→ **OBJECTIVE**
Nothing outside the range from the line with "Output the LaTeX" to the line with "(0,0) rectangle (888,410);" belongs in the copy, and no pictures do either; repeat that range exactly.

Code that draws figures
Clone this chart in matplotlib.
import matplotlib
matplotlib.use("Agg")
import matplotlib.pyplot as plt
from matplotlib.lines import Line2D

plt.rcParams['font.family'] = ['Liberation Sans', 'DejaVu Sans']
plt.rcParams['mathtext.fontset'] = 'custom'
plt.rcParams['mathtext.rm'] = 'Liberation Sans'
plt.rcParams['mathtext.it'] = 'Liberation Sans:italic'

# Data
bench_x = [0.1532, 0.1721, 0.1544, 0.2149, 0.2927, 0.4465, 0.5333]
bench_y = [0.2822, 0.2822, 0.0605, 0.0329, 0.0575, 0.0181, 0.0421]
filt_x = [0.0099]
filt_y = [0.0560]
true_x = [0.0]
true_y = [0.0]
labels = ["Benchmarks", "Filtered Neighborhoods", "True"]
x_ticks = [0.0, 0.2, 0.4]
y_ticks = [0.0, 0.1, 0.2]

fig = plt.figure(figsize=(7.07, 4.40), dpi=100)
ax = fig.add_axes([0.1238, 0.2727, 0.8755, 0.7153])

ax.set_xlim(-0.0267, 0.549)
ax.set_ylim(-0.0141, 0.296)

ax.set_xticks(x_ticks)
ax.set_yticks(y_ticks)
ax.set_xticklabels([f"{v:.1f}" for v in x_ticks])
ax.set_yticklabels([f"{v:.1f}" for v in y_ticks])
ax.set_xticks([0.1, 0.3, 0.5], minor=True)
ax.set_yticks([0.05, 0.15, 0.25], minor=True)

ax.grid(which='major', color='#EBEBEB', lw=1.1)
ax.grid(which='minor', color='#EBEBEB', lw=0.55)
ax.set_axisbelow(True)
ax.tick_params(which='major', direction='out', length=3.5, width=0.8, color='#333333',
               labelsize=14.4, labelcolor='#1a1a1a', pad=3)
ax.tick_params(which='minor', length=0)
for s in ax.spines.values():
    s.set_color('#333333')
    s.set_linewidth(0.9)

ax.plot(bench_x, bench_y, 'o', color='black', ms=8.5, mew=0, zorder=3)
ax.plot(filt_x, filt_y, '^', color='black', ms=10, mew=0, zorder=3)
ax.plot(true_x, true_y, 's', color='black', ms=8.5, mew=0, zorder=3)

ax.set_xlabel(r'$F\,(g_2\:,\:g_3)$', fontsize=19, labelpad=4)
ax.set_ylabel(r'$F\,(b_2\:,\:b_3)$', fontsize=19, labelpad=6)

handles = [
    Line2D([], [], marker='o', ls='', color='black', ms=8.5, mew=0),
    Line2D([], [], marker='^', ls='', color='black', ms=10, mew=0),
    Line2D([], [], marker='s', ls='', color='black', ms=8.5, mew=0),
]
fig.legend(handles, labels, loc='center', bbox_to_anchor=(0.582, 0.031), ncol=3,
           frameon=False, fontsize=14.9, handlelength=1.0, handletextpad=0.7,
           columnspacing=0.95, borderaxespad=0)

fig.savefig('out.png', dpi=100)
---
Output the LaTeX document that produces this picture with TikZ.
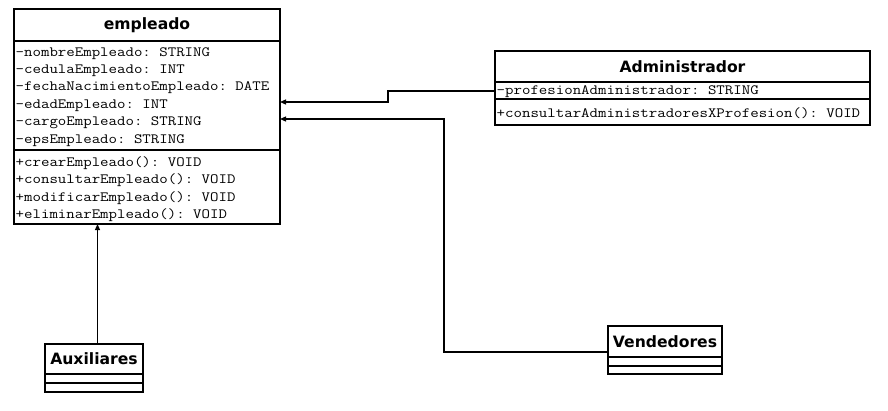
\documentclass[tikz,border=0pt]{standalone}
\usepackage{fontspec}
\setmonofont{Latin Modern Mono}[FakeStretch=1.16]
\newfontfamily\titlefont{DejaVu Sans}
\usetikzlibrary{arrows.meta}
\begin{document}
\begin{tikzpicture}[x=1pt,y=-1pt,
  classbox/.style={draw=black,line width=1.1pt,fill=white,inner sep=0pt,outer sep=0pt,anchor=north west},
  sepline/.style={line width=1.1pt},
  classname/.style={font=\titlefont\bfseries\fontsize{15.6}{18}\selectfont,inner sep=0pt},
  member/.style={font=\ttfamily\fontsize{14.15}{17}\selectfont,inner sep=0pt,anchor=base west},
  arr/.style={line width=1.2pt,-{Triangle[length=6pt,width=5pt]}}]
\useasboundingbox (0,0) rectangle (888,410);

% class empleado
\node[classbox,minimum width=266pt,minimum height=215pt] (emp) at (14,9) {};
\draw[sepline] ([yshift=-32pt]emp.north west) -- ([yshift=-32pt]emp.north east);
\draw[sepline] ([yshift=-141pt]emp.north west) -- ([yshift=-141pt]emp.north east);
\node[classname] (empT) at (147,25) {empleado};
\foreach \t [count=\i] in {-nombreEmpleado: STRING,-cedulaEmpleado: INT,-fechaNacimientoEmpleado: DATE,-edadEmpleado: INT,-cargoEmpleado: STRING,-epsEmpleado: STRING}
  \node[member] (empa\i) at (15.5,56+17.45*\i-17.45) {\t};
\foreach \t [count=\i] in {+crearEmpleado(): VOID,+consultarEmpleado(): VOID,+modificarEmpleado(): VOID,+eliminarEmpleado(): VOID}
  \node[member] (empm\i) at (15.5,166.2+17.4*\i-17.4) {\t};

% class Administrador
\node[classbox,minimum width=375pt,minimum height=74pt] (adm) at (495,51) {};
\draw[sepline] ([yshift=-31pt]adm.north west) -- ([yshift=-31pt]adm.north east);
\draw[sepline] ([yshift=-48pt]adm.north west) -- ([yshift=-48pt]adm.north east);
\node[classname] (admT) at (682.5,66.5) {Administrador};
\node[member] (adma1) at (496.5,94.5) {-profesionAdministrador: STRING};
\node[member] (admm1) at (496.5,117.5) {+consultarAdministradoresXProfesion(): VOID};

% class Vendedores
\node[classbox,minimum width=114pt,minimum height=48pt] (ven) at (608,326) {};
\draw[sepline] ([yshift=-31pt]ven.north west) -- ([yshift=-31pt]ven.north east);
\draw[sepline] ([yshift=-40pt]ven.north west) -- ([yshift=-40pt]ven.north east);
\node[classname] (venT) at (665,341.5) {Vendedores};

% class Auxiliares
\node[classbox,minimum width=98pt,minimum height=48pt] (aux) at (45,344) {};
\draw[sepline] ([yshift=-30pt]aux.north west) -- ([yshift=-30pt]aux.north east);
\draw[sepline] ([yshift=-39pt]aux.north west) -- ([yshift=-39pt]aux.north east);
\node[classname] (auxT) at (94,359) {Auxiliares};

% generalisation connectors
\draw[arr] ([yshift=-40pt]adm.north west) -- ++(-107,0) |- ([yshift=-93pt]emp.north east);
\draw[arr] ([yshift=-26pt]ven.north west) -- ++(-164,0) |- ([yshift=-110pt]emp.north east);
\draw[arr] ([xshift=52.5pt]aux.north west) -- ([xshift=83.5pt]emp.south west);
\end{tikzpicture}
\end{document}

→ **EXERCISE OUTPUT**
Output the LaTeX document that produces this picture with TikZ.
\documentclass[tikz,border=0pt]{standalone}
\usepackage{fontspec}
\setmonofont{Latin Modern Mono}[FakeStretch=1.16]
\newfontfamily\titlefont{DejaVu Sans}
\usetikzlibrary{arrows.meta}
\begin{document}
\begin{tikzpicture}[x=1pt,y=-1pt,
  classbox/.style={draw=black,line width=1.1pt,fill=white,inner sep=0pt,outer sep=0pt,anchor=north west},
  sepline/.style={line width=1.1pt},
  classname/.style={font=\titlefont\bfseries\fontsize{15.6}{18}\selectfont,inner sep=0pt},
  member/.style={font=\ttfamily\fontsize{14.15}{17}\selectfont,inner sep=0pt,anchor=base west},
  arr/.style={line width=1.2pt,-{Triangle[length=6pt,width=5pt]}}]
\useasboundingbox (0,0) rectangle (888,410);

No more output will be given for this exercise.